What a snowboarder learned in marketing 101

A business student grows Voltfuse, a snowboard-gear company he founded in high school
Kerri Breen
A snowboarder wearing VOLTFUSE clothing. (VOLTFUSE)
College of the North Atlantic Voltfuse
King of the hills: Voltfuse founder Alex Henniffent catches some air

Any small business owner will tell you: if you want to succeed, you have to wear a lot of hats. In Alex Henniffent’s case, he also has to sell them.

Henniffent, 20, is the founder of Voltfuse, a snowboarder-driven clothing label that specializes in headgear—from beanies and trendy floral caps to balaclavas for cold days on the mountain.

The company has grown up along with Henniffent, who started Voltfuse in 2010 as a 14-year-old snowboarder from Grand Falls-Windsor in central Newfoundland. As the sole employee, he sees his products through from conception to sale.

College of the North Atlantic Voltfuse hats
Cap-in-trade: Voltfuse produces snowboarding gear, but is known for its different styles of hats

“I wanted to . . . design and create new types of products that I felt weren’t on the market or I felt could be improved,” he says.

Most of his business comes from his website, and Henniffent ships products to customers all over the world. Voltfuse is also available in five stores on the island, with more lined up for future seasons.

Jasper Fast, a competitive snowboarder and snowboarding instructor from Agassiz, B.C., says Henniffent “knows what people want because he is a snowboarder through and through.”

Fast, 19, is one of about a dozen up-and-coming athletes spreading the word about Voltfuse through sponsorships. They also assist with product development and feedback.

“I probably have some Voltfuse on me every day,” Fast notes.

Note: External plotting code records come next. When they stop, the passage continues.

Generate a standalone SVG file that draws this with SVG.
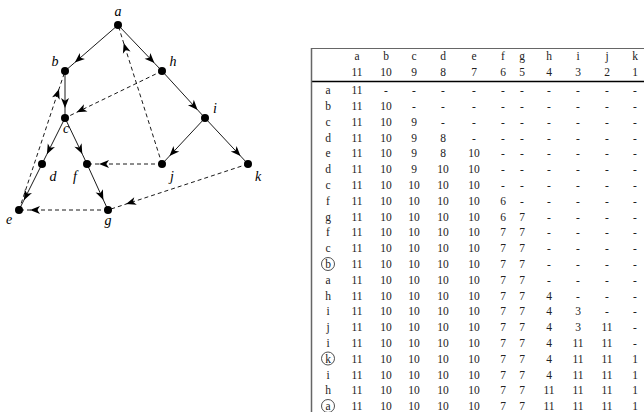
<svg xmlns="http://www.w3.org/2000/svg" width="644" height="412" viewBox="0 0 644 412">
<style>
.lbl{font-family:"Liberation Serif","DejaVu Serif",serif;font-style:italic;font-size:14px;fill:#000;text-anchor:middle}
.e{fill:none;stroke:#000;stroke-width:0.9;marker-mid:url(#ah)}
.d{stroke-dasharray:4,3}
.n{fill:#000}
.t{font-family:"Liberation Serif","DejaVu Serif",serif;font-size:11.5px;fill:#222;text-anchor:middle}
.circ{fill:none;stroke:#222;stroke-width:0.8}
</style>
<defs>
<marker id="ah" markerUnits="userSpaceOnUse" markerWidth="12" markerHeight="12" refX="0" refY="0" viewBox="-8 -4 9 8" orient="auto" overflow="visible">
<path d="M0,0 L-7.5,-3 L-5.5,0 L-7.5,3 Z" fill="#000"/>
</marker>
</defs>
<g id="edges">
<path class="e" d="M118,25 L74.8,62.5 L65,71"/>
<path class="e" d="M118,25 L154.4,63.1 L162,71"/>
<path class="e" d="M65,71 L65,108 L65,118"/>
<path class="e" d="M65,118 L46.9,154.2 L42,164"/>
<path class="e" d="M65,118 L82.3,154.1 L87,164"/>
<path class="e" d="M42,164 L23.9,200.2 L19,210"/>
<path class="e" d="M87,164 L103.4,200 L108,210"/>
<path class="e" d="M162,71 L197.6,109.9 L205,118"/>
<path class="e" d="M205,118 L169.5,156 L162,164"/>
<path class="e" d="M205,118 L240.5,156 L248,164"/>
<path class="e d" d="M19,210 L59,89 L65,71"/>
<path class="e d" d="M162,71 L76.7,112.3 L65,118"/>
<path class="e d" d="M162,164 L123.7,43.1 L118,25"/>
<path class="e d" d="M162,164 L99,164 L87,164"/>
<path class="e d" d="M248,164 L126,204.1 L108,210"/>
<path class="e d" d="M108,210 L30,210 L19,210"/>
</g>
<g id="node-a"><circle class="n" cx="118" cy="25" r="4"/><text class="lbl" x="118" y="16">a</text></g>
<g id="node-b"><circle class="n" cx="65" cy="71" r="4"/><text class="lbl" x="55" y="66">b</text></g>
<g id="node-h"><circle class="n" cx="162" cy="71" r="4"/><text class="lbl" x="173" y="66">h</text></g>
<g id="node-c"><circle class="n" cx="65" cy="118" r="4"/><text class="lbl" x="66" y="133">c</text></g>
<g id="node-i"><circle class="n" cx="205" cy="118" r="4"/><text class="lbl" x="215" y="113">i</text></g>
<g id="node-d"><circle class="n" cx="42" cy="164" r="4"/><text class="lbl" x="53" y="181">d</text></g>
<g id="node-f"><circle class="n" cx="87" cy="164" r="4"/><text class="lbl" x="75" y="181">f</text></g>
<g id="node-j"><circle class="n" cx="162" cy="164" r="4"/><text class="lbl" x="172" y="181">j</text></g>
<g id="node-k"><circle class="n" cx="248" cy="164" r="4"/><text class="lbl" x="258" y="181">k</text></g>
<g id="node-e"><circle class="n" cx="19" cy="210" r="4"/><text class="lbl" x="9" y="224">e</text></g>
<g id="node-g"><circle class="n" cx="108" cy="210" r="4"/><text class="lbl" x="108" y="225">g</text></g>
<g id="table">
<line x1="311" y1="48.5" x2="644" y2="48.5" stroke="#666" stroke-width="1"/>
<line x1="311" y1="81.5" x2="644" y2="81.5" stroke="#000" stroke-width="1.3"/>
<line x1="311.5" y1="48" x2="311.5" y2="412" stroke="#666" stroke-width="1.5"/>
<text class="t" y="60"><tspan x="357">a</tspan><tspan x="386">b</tspan><tspan x="414">c</tspan><tspan x="443">d</tspan><tspan x="474">e</tspan><tspan x="503">f</tspan><tspan x="522">g</tspan><tspan x="549">h</tspan><tspan x="578">i</tspan><tspan x="607">j</tspan><tspan x="635">k</tspan></text>
<text class="t" y="75.5"><tspan x="357">11</tspan><tspan x="386">10</tspan><tspan x="414">9</tspan><tspan x="443">8</tspan><tspan x="474">7</tspan><tspan x="503">6</tspan><tspan x="522">5</tspan><tspan x="549">4</tspan><tspan x="578">3</tspan><tspan x="607">2</tspan><tspan x="635">1</tspan></text>
<text class="t" y="94"><tspan x="328">a</tspan><tspan x="357">11</tspan><tspan x="386">-</tspan><tspan x="414">-</tspan><tspan x="443">-</tspan><tspan x="474">-</tspan><tspan x="503">-</tspan><tspan x="522">-</tspan><tspan x="549">-</tspan><tspan x="578">-</tspan><tspan x="607">-</tspan><tspan x="635">-</tspan></text>
<text class="t" y="110"><tspan x="328">b</tspan><tspan x="357">11</tspan><tspan x="386">10</tspan><tspan x="414">-</tspan><tspan x="443">-</tspan><tspan x="474">-</tspan><tspan x="503">-</tspan><tspan x="522">-</tspan><tspan x="549">-</tspan><tspan x="578">-</tspan><tspan x="607">-</tspan><tspan x="635">-</tspan></text>
<text class="t" y="125.5"><tspan x="328">c</tspan><tspan x="357">11</tspan><tspan x="386">10</tspan><tspan x="414">9</tspan><tspan x="443">-</tspan><tspan x="474">-</tspan><tspan x="503">-</tspan><tspan x="522">-</tspan><tspan x="549">-</tspan><tspan x="578">-</tspan><tspan x="607">-</tspan><tspan x="635">-</tspan></text>
<text class="t" y="141.5"><tspan x="328">d</tspan><tspan x="357">11</tspan><tspan x="386">10</tspan><tspan x="414">9</tspan><tspan x="443">8</tspan><tspan x="474">-</tspan><tspan x="503">-</tspan><tspan x="522">-</tspan><tspan x="549">-</tspan><tspan x="578">-</tspan><tspan x="607">-</tspan><tspan x="635">-</tspan></text>
<text class="t" y="157"><tspan x="328">e</tspan><tspan x="357">11</tspan><tspan x="386">10</tspan><tspan x="414">9</tspan><tspan x="443">8</tspan><tspan x="474">10</tspan><tspan x="503">-</tspan><tspan x="522">-</tspan><tspan x="549">-</tspan><tspan x="578">-</tspan><tspan x="607">-</tspan><tspan x="635">-</tspan></text>
<text class="t" y="173"><tspan x="328">d</tspan><tspan x="357">11</tspan><tspan x="386">10</tspan><tspan x="414">9</tspan><tspan x="443">10</tspan><tspan x="474">10</tspan><tspan x="503">-</tspan><tspan x="522">-</tspan><tspan x="549">-</tspan><tspan x="578">-</tspan><tspan x="607">-</tspan><tspan x="635">-</tspan></text>
<text class="t" y="189"><tspan x="328">c</tspan><tspan x="357">11</tspan><tspan x="386">10</tspan><tspan x="414">10</tspan><tspan x="443">10</tspan><tspan x="474">10</tspan><tspan x="503">-</tspan><tspan x="522">-</tspan><tspan x="549">-</tspan><tspan x="578">-</tspan><tspan x="607">-</tspan><tspan x="635">-</tspan></text>
<text class="t" y="204.5"><tspan x="328">f</tspan><tspan x="357">11</tspan><tspan x="386">10</tspan><tspan x="414">10</tspan><tspan x="443">10</tspan><tspan x="474">10</tspan><tspan x="503">6</tspan><tspan x="522">-</tspan><tspan x="549">-</tspan><tspan x="578">-</tspan><tspan x="607">-</tspan><tspan x="635">-</tspan></text>
<text class="t" y="220.5"><tspan x="328">g</tspan><tspan x="357">11</tspan><tspan x="386">10</tspan><tspan x="414">10</tspan><tspan x="443">10</tspan><tspan x="474">10</tspan><tspan x="503">6</tspan><tspan x="522">7</tspan><tspan x="549">-</tspan><tspan x="578">-</tspan><tspan x="607">-</tspan><tspan x="635">-</tspan></text>
<text class="t" y="236"><tspan x="328">f</tspan><tspan x="357">11</tspan><tspan x="386">10</tspan><tspan x="414">10</tspan><tspan x="443">10</tspan><tspan x="474">10</tspan><tspan x="503">7</tspan><tspan x="522">7</tspan><tspan x="549">-</tspan><tspan x="578">-</tspan><tspan x="607">-</tspan><tspan x="635">-</tspan></text>
<text class="t" y="252"><tspan x="328">c</tspan><tspan x="357">11</tspan><tspan x="386">10</tspan><tspan x="414">10</tspan><tspan x="443">10</tspan><tspan x="474">10</tspan><tspan x="503">7</tspan><tspan x="522">7</tspan><tspan x="549">-</tspan><tspan x="578">-</tspan><tspan x="607">-</tspan><tspan x="635">-</tspan></text>
<circle class="circ" cx="328" cy="264" r="6.5"/>
<text class="t" y="268"><tspan x="328">b</tspan><tspan x="357">11</tspan><tspan x="386">10</tspan><tspan x="414">10</tspan><tspan x="443">10</tspan><tspan x="474">10</tspan><tspan x="503">7</tspan><tspan x="522">7</tspan><tspan x="549">-</tspan><tspan x="578">-</tspan><tspan x="607">-</tspan><tspan x="635">-</tspan></text>
<text class="t" y="283.5"><tspan x="328">a</tspan><tspan x="357">11</tspan><tspan x="386">10</tspan><tspan x="414">10</tspan><tspan x="443">10</tspan><tspan x="474">10</tspan><tspan x="503">7</tspan><tspan x="522">7</tspan><tspan x="549">-</tspan><tspan x="578">-</tspan><tspan x="607">-</tspan><tspan x="635">-</tspan></text>
<text class="t" y="299.5"><tspan x="328">h</tspan><tspan x="357">11</tspan><tspan x="386">10</tspan><tspan x="414">10</tspan><tspan x="443">10</tspan><tspan x="474">10</tspan><tspan x="503">7</tspan><tspan x="522">7</tspan><tspan x="549">4</tspan><tspan x="578">-</tspan><tspan x="607">-</tspan><tspan x="635">-</tspan></text>
<text class="t" y="315"><tspan x="328">i</tspan><tspan x="357">11</tspan><tspan x="386">10</tspan><tspan x="414">10</tspan><tspan x="443">10</tspan><tspan x="474">10</tspan><tspan x="503">7</tspan><tspan x="522">7</tspan><tspan x="549">4</tspan><tspan x="578">3</tspan><tspan x="607">-</tspan><tspan x="635">-</tspan></text>
<text class="t" y="331"><tspan x="328">j</tspan><tspan x="357">11</tspan><tspan x="386">10</tspan><tspan x="414">10</tspan><tspan x="443">10</tspan><tspan x="474">10</tspan><tspan x="503">7</tspan><tspan x="522">7</tspan><tspan x="549">4</tspan><tspan x="578">3</tspan><tspan x="607">11</tspan><tspan x="635">-</tspan></text>
<text class="t" y="347"><tspan x="328">i</tspan><tspan x="357">11</tspan><tspan x="386">10</tspan><tspan x="414">10</tspan><tspan x="443">10</tspan><tspan x="474">10</tspan><tspan x="503">7</tspan><tspan x="522">7</tspan><tspan x="549">4</tspan><tspan x="578">11</tspan><tspan x="607">11</tspan><tspan x="635">-</tspan></text>
<circle class="circ" cx="328" cy="358.5" r="6.5"/>
<text class="t" y="362.5"><tspan x="328">k</tspan><tspan x="357">11</tspan><tspan x="386">10</tspan><tspan x="414">10</tspan><tspan x="443">10</tspan><tspan x="474">10</tspan><tspan x="503">7</tspan><tspan x="522">7</tspan><tspan x="549">4</tspan><tspan x="578">11</tspan><tspan x="607">11</tspan><tspan x="635">1</tspan></text>
<text class="t" y="378.5"><tspan x="328">i</tspan><tspan x="357">11</tspan><tspan x="386">10</tspan><tspan x="414">10</tspan><tspan x="443">10</tspan><tspan x="474">10</tspan><tspan x="503">7</tspan><tspan x="522">7</tspan><tspan x="549">4</tspan><tspan x="578">11</tspan><tspan x="607">11</tspan><tspan x="635">1</tspan></text>
<text class="t" y="394"><tspan x="328">h</tspan><tspan x="357">11</tspan><tspan x="386">10</tspan><tspan x="414">10</tspan><tspan x="443">10</tspan><tspan x="474">10</tspan><tspan x="503">7</tspan><tspan x="522">7</tspan><tspan x="549">11</tspan><tspan x="578">11</tspan><tspan x="607">11</tspan><tspan x="635">1</tspan></text>
<circle class="circ" cx="328" cy="406" r="6.5"/>
<text class="t" y="410"><tspan x="328">a</tspan><tspan x="357">11</tspan><tspan x="386">10</tspan><tspan x="414">10</tspan><tspan x="443">10</tspan><tspan x="474">10</tspan><tspan x="503">7</tspan><tspan x="522">7</tspan><tspan x="549">11</tspan><tspan x="578">11</tspan><tspan x="607">11</tspan><tspan x="635">1</tspan></text>
</g>
</svg>
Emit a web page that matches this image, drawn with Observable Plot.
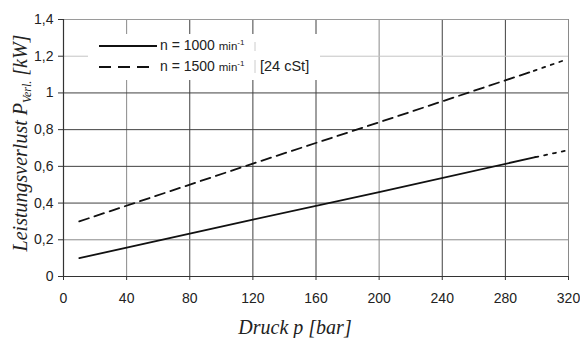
<!DOCTYPE html>
<html>
<head>
<meta charset="utf-8">
<script src="https://cdn.jsdelivr.net/npm/d3@7"></script>
<script src="https://cdn.jsdelivr.net/npm/@observablehq/plot@0.6"></script>
<style>
  html, body { margin: 0; padding: 0; background: #fff; }
  #chart { width: 580px; height: 338px; }
</style>
</head>
<body>
<div id="chart"></div>
<script>
// ---- data ----
const xTicks = [0, 40, 80, 120, 160, 200, 240, 280, 320];
const yTicks = [0, 0.2, 0.4, 0.6, 0.8, 1.0, 1.2, 1.4];

// n = 1000 min^-1 (measured part)
const p1000 = [10, 120, 200, 299];
const v1000 = [0.10, 0.31, 0.46, 0.65];
// n = 1000 extrapolation (dotted)
const p1000ext = [299, 318];
const v1000ext = [0.65, 0.685];

// n = 1500 min^-1 (measured part)
const p1500 = [10, 120, 200, 298];
const v1500 = [0.30, 0.615, 0.84, 1.12];
// n = 1500 extrapolation (dotted)
const p1500ext = [298, 318];
const v1500ext = [1.12, 1.18];

const legendLabels = ["n = 1000", "n = 1500"];
const legendUnit = "min";
const legendNote = "[24 cSt]";
const xTitle = "Druck p [bar]";
const yTitle = ["Leistungsverlust P", "Verl.", " [kW]"];

const toRows = (xs, ys) => xs.map((x, i) => ({x, y: ys[i]}));
const fmtY = d => (Math.round(d * 10) / 10).toString().replace(".", ",");

const lightX = new Set([40, 200]);
const lightY = new Set([0.2, 1.2]);

const chart = Plot.plot({
  width: 580,
  height: 338,
  marginLeft: 63,
  marginRight: 12,
  marginTop: 19,
  marginBottom: 62,
  style: {fontFamily: "'Liberation Sans', Arial, sans-serif", fontSize: "13.5px", color: "#222", background: "#fff", overflow: "visible"},
  x: {domain: [0, 320], label: null},
  y: {domain: [0, 1.4], label: null},
  marks: [
    Plot.ruleX(xTicks.filter(d => d > 0), {x: d => d, stroke: d => d === 320 ? "#8a8a8a" : (lightX.has(d) ? "#8a8a8a" : "#404040"), strokeWidth: 1}),
    Plot.ruleY(yTicks.filter(d => d > 0), {y: d => d, stroke: d => d === 1.4 ? "#9a9a9a" : (lightY.has(d) ? (d === 1.2 ? "#c4c4c4" : "#8a8a8a") : "#404040"), strokeWidth: 1}),
    Plot.ruleX([0], {stroke: "#333", strokeWidth: 1.2}),
    Plot.ruleY([0], {stroke: "#333", strokeWidth: 1.2}),
    Plot.axisX({ticks: xTicks, tickSize: 4, tickPadding: 13, tickFormat: d => String(d), label: null, stroke: "#333", fontSize: 14, fill: "#222"}),
    Plot.axisY({ticks: yTicks, tickSize: 5, tickPadding: 5, tickFormat: fmtY, label: null, stroke: "#333", fontSize: 14, fill: "#222"}),
    Plot.line(toRows(p1000, v1000), {x: "x", y: "y", stroke: "#111", strokeWidth: 1.8}),
    Plot.line(toRows(p1000ext, v1000ext), {x: "x", y: "y", stroke: "#111", strokeWidth: 1.8, strokeDasharray: "3,6"}),
    Plot.line(toRows(p1500, v1500), {x: "x", y: "y", stroke: "#111", strokeWidth: 1.8, strokeDasharray: "10,6"}),
    Plot.line(toRows(p1500ext, v1500ext), {x: "x", y: "y", stroke: "#111", strokeWidth: 1.8, strokeDasharray: "3,6"})
  ]
});

document.getElementById("chart").appendChild(chart);

// ---- legend & axis titles (annotations) ----
const svg = d3.select(chart);
const serif = "'Liberation Serif', 'Times New Roman', serif";
const sans = "'Liberation Sans', Arial, sans-serif";

const lg = svg.append("g").attr("text-anchor", "start");
lg.append("rect").attr("x", 88).attr("y", 34).attr("width", 232).attr("height", 46).attr("fill", "#fff");
lg.append("line").attr("x1", 255).attr("x2", 255).attr("y1", 42).attr("y2", 51).attr("stroke", "#ccc");
lg.append("line").attr("x1", 255).attr("x2", 255).attr("y1", 60).attr("y2", 73).attr("stroke", "#ccc");
const rows = [{y: 46, dash: null}, {y: 67, dash: "12,7"}];
rows.forEach((r, i) => {
  lg.append("line").attr("x1", 99).attr("x2", i === 0 ? 157 : 152).attr("y1", r.y).attr("y2", r.y)
    .attr("stroke", "#111").attr("stroke-width", 1.8).attr("stroke-dasharray", r.dash);
  const t = lg.append("text").attr("x", 160).attr("y", r.y + 4).attr("text-anchor", "start")
    .attr("font-family", sans).attr("fill", "#222").attr("font-size", 14);
  t.append("tspan").text(legendLabels[i] + " ");
  t.append("tspan").attr("font-size", 11.5).text(legendUnit);
  t.append("tspan").attr("font-size", 8).attr("dy", -5).text("-1");
});
lg.append("text").attr("x", 260).attr("y", 71).attr("text-anchor", "start").attr("font-family", sans)
  .attr("font-size", 14.5).attr("fill", "#222").text(legendNote);

svg.append("text").attr("x", 295).attr("y", 334).attr("text-anchor", "middle")
  .attr("font-family", serif).attr("font-style", "italic").attr("font-size", 20).attr("fill", "#222").text(xTitle);

const yt = svg.append("text").attr("transform", "translate(27,143) rotate(-90)").attr("text-anchor", "middle")
  .attr("font-family", serif).attr("font-style", "italic").attr("font-size", 20).attr("fill", "#222");
yt.append("tspan").text(yTitle[0]);
yt.append("tspan").attr("font-size", 12).attr("dy", 4).text(yTitle[1]);
yt.append("tspan").attr("dy", -4).text(yTitle[2]);
</script>
</body>
</html>
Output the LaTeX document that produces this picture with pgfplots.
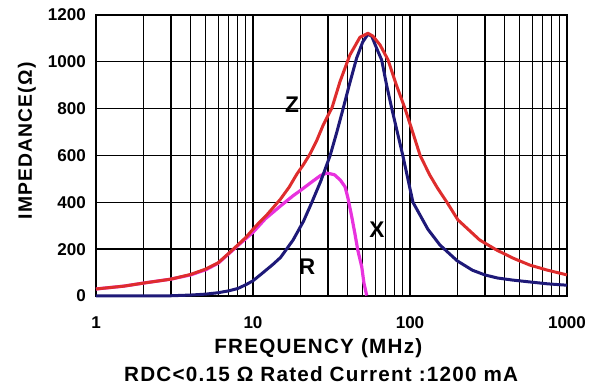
\documentclass[border=0pt]{standalone}
\usepackage{pgfplots}
\pgfplotsset{compat=1.18}
\usepackage{fontspec}
\setmainfont{Liberation Sans}
\newfontfamily\lbl{Liberation Sans}[LetterSpace=6]
\definecolor{zred}{RGB}{222,45,45}
\definecolor{xnavy}{RGB}{30,25,120}
\definecolor{rmag}{RGB}{232,50,222}
\begin{document}
\begin{tikzpicture}
\begin{axis}[
  scale only axis,
  width=353.25pt, height=210.75pt,
  xmode=log, xmin=1, xmax=1000, ymin=0, ymax=1200,
  xtick={1,10,100,1000}, xticklabels={1,10,100,1000},
  ytick={0,200,...,1200},
  yticklabels={0,200,400,600,800,1000,1200},
  minor y tick num=0,
  grid=both,
  major grid style={black, line width=1pt},
  minor grid style={black, line width=1pt},
  major tick length=0pt, minor tick length=0pt,
  axis line style={black, line width=1.1pt},
  /pgf/number format/assume math mode=true,
  ticklabel style={font=\fontsize{12.8}{14}\selectfont\bfseries},
  xticklabel style={anchor=center, yshift=-20.25pt},
  yticklabel style={anchor=east, xshift=-4pt},
  clip=false,
]
\addplot[rmag, line width=2.4pt, line join=round] coordinates {
(1,30)(1.5,42)(2,55)(3,72)(4,90)(5,112)(6,140)(7,180)(8,215)(9,245)(10,272)(12,330)(15,385)(18,428)(20,450)(24,490)(27,515)(29.5,525)(33,518)(36,495)(38.6,466)(40.2,420)(42.6,337)(44.5,269)(46.5,196)(49.3,124)(50.9,55)(53,2)
};
\addplot[xnavy, line width=2.25pt, line join=round] coordinates {
(1,0)(2,0)(3,1)(4,4)(5,8)(6,14)(7,22)(8,32)(9,48)(10,65)(11.5,98)(13.4,135)(15,165)(18,239)(21,320)(23.7,400)(27,490)(31,600)(34.2,700)(37.5,800)(41,900)(45.7,1016)(50,1085)(54,1118)(57,1110)(62,1050)(66,1008)(71,900)(76.6,800)(83,700)(90,600)(100,458)(104.5,400)(116,345)(130,285)(155,218)(200,150)(250,110)(300,90)(360,77)(450,68)(580,60)(750,52)(1000,46)
};
\addplot[zred, line width=2.25pt, line join=round] coordinates {
(1,30)(1.5,42)(2,55)(3,72)(4,92)(5,115)(6,142)(7,182)(8,218)(9,250)(10,285)(11.1,318)(12.2,345)(14.9,412)(17,465)(19,520)(21,562)(23,605)(25.5,665)(28,730)(31.9,805)(35.8,915)(41.4,1029)(48,1105)(54,1122)(58,1110)(64.5,1072)(72.5,1008)(82,900)(93,800)(104,700)(116,600)(134,515)(150,460)(172,400)(202,325)(230,290)(278,239)(357,196)(452,162)(580,132)(745,111)(1000,90)
};
\node[font=\fontsize{17}{20}\selectfont\bfseries] at (axis cs:17.7,816) {Z};
\node[font=\fontsize{17}{20}\selectfont\bfseries] at (axis cs:61.6,282) {X};
\node[font=\fontsize{17}{20}\selectfont\bfseries] at (axis cs:22.1,124) {R};
\node[font=\lbl\fontsize{15.5}{18}\selectfont\bfseries, yshift=-39pt] at (rel axis cs:0.472,0) {FREQUENCY (MHz)};
\node[font=\lbl\fontsize{15.5}{18}\selectfont\bfseries, yshift=-58.5pt] at (rel axis cs:0.478,0) {RDC<0.15 Ω Rated Current :1200 mA};
\node[xshift=-51.75pt, rotate=90, font=\lbl\fontsize{14.5}{17}\selectfont\bfseries] at (rel axis cs:0,0.552) {IMPEDANCE(Ω)};
\end{axis}
\path ([shift={(-72pt,-72pt)}]current axis.south west) rectangle ([shift={(21.75pt,11.25pt)}]current axis.north east);
\end{tikzpicture}
\end{document}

READ: College of the North Atlantic | Stephenville, N.L. | Founded 1997

By the time he graduated from high school, Henniffent had already won some success—and a $5,000 Future Dragon Fund award from investor Kevin O’Leary—but on the advice of his parents, he enrolled at the College of the North Atlantic’s two-year Business Administration (Marketing) diploma program in Corner Brook, N.L. Henniffent says he didn’t realize how much he had to learn, and what kind of opportunities lay ahead.

“Just learning how to think strategically and plan for the long term—learning how to set both short-term and long-term goals—is something I really value from my time at CNA,” Henniffent says.

He graduated earlier this year with an armload of awards. In February, he won Enactus Canada’s top student entrepreneur award for Newfoundland and Labrador. He placed second in the Atlantic regionals of the Global Student Entrepreneur Awards, earning a prize package worth $15,000. Voltfuse was also named Student Business of the Year by the Greater Corner Brook Board of Trade in 2015.

“Alex had the initiative. He had the idea. He came here . . . to cement his hands-on experience with a diploma, but it also gave him the opportunity to go to all these competitions,” says CNA instructor Denise Gibbons.

Gibbons has been a font of support and encouragement for Henniffent, helping him prepare for events and connecting him with resources such as the Navigate entrepreneurship centre, which is run by the college and Memorial University.

Henniffent’s next challenge is completing a degree—he’s using his diploma as credit towards a bachelor of business administration at Memorial’s Grenfell campus in Corner Brook. He is optimistic his education can help him continue to grow the Voltfuse brand.

“If you’re really willing to put in the work and you’re passionate . . . I feel like you can make anything work,” he says.